I was using NLsolve and couldn’t get type stability in my model no matter how. I’m new to Julia, so I thought I wasn’t fully understanding how type stability works. But I think this is part of a bug that dates from at least 2016 (see #15276).
Just wanted to confirm it, since it basically determines that the order and place where you put functions is crucial for type stability.
If it’s not a bug, I’d appreciate whether you could explain to me how I should think about it (in particular how to think about CASE 1 and CASE 2 below, which completely puzzles me!!!).
I read the documentation, but in my examples I’m only changing the order of the functions. Many thanks!!!
I start from the issue, and then show the consequences for NLsolve.
All cases provide the same results (tested in Julia 1.8 and NLsolve v4.5.1)“”"
### NESTED FUNCTIONS - all cases provide the same result
# CASE 1 - type unstable and hence slow
function result1(zz::Int64)
function intermediate_result1(xx::Int64)
yy = xx + 1
ff1(yy)
end
ff1(yy) = yy + 2
intermediate_result1(zz)
end
@code_warntype result1(2)
@btime result1(2)
# CASE 2 - type stable and hence faster
#just changing the order of the functions (weird!!!)

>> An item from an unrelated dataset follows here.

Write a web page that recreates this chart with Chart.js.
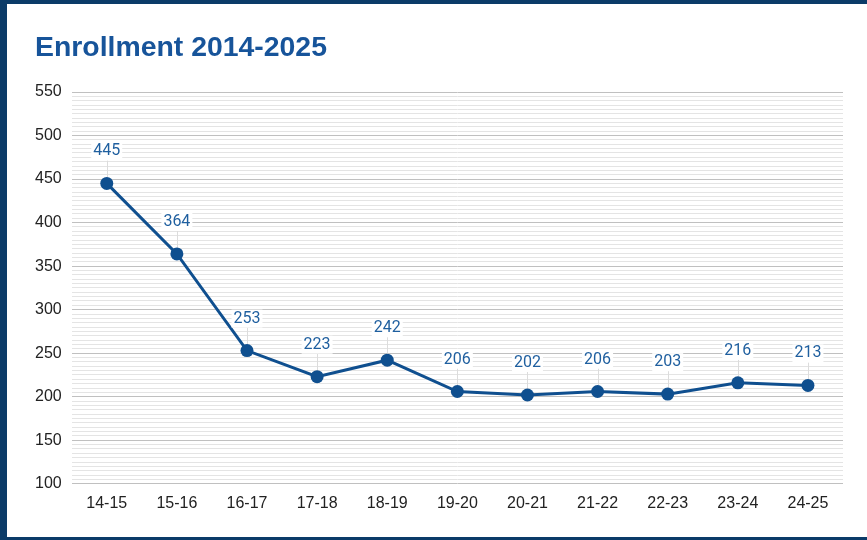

function result2(zz::Int64)
ff2(yy) = yy + 2
function intermediate_result2(xx::Int64)
yy = xx + 1
ff2(yy)
end
intermediate_result2(zz)
end
@code_warntype result2(2)
@btime result2(2)
# CASE 3 - type stable and hence similar to CASE 2
#putting function ff outside
ff3(yy) = yy + 2
function result3(zz::Int64)
function intermediate_result3(xx::Int64)
yy = xx + 1
ff3(yy)
end
intermediate_result3(zz)
end
@code_warntype result3(2)
@btime result3(2)
# CASE 3b - type stable and hence similar to CASE 2
#defining function after behaves like CASE 3
function result3b(zz::Int64)
function intermediate_result3b(xx::Int64)
yy = xx + 1
ff3b(yy)
end
intermediate_result3b(zz)
end
ff3b(yy) = yy + 2
@code_warntype result3b(2)
@btime result3b(2)
# CASE 4 - type stable and hence similar to CASE 2
# adding ff as an argument of the inner function
function result4(zz::Int64)
function intermediate_result4(ff4,xx::Int64)
yy = xx + 1
ff4(yy)
end
ff4(yy) = yy + 2
intermediate_result4(ff4,zz)
end
@code_warntype result4(2)
@btime result4(2)
What confuses me more is that if you wrap CASE 3 into function execute ()
and then run it, it becomes even slower than CASE 1 (while CASES 2 and 4 are not affected).
As for NLsolve
: for my model, I have to solve several systems of equations that are nested. The model is quite long and hard to reproduce, so I provide an extremely simple example.
I even added specific numbers, so you can see the problem more clearly. If it’s not a bug, I think it’d be really useful if this behavior is documented in NLsolve.
using NLsolve, BenchmarkTools
# NLsolve - all cases provide the same result
##CASE 1 - type unstable and hence slow
function ff1(xx2)
function solving1!(res,sol; xx2=xx2)
yy1 = sol[1:2]
yy2 = sol[3:4]
res[1:2] = yy1 .- xx2
res[3:4] = yy2 .- xx2
return res
end
sol0 = [ [0.99,0.99]; [0.99,0.99]]
solution = nlsolve(solving1!, sol0)
yy1 = solution.zero[1:2]
yy2 = solution.zero[3:4]
(yy1,yy2)
end
@code_warntype ff1([2.0, 3.0])
@btime ff1([2.0, 3.0])
## CASE 2 - type stable and hence faster
# we only add `let` and `end` (or wrap the second part into a function)
function ff2(xx2)
function solving2!(res,sol; xx2=xx2)
yy1 = sol[1:2]
yy2 = sol[3:4]
res[1:2] = yy1 .- xx2
res[3:4] = yy2 .- xx2
return res
end
let # or `function execute()`
sol0 = [ [0.99,0.99]; [0.99,0.99]]
solution = nlsolve(solving2!, sol0)
yy1 = solution.zero[1:2]
yy2 = solution.zero[3:4]
(yy1,yy2)
end
end
@code_warntype ff2([2.0, 3.0])
@btime ff2([2.0, 3.0])
#CASE 3 - type stable and hence similar to CASE 2
# we define `solving` out of the function
function input(xx2)
function solving3!(res,sol;parameter=xx2)
yy1 = sol[1:2]
yy2 = sol[3:4]
res[1:2] = yy1 .- xx2
res[3:4] = yy2 .- xx2
return res
end
end
function ff3(xx2)
sol0 = [ [0.99,0.99]; [0.99,0.99]]
solution = nlsolve(input(xx2), sol0)
yy1 = solution.zero[1:2]
yy2 = solution.zero[1+2 : 2*2]
(yy1,yy2)
end
@code_warntype ff3([2.0, 3.0])
@btime ff3([2.0, 3.0])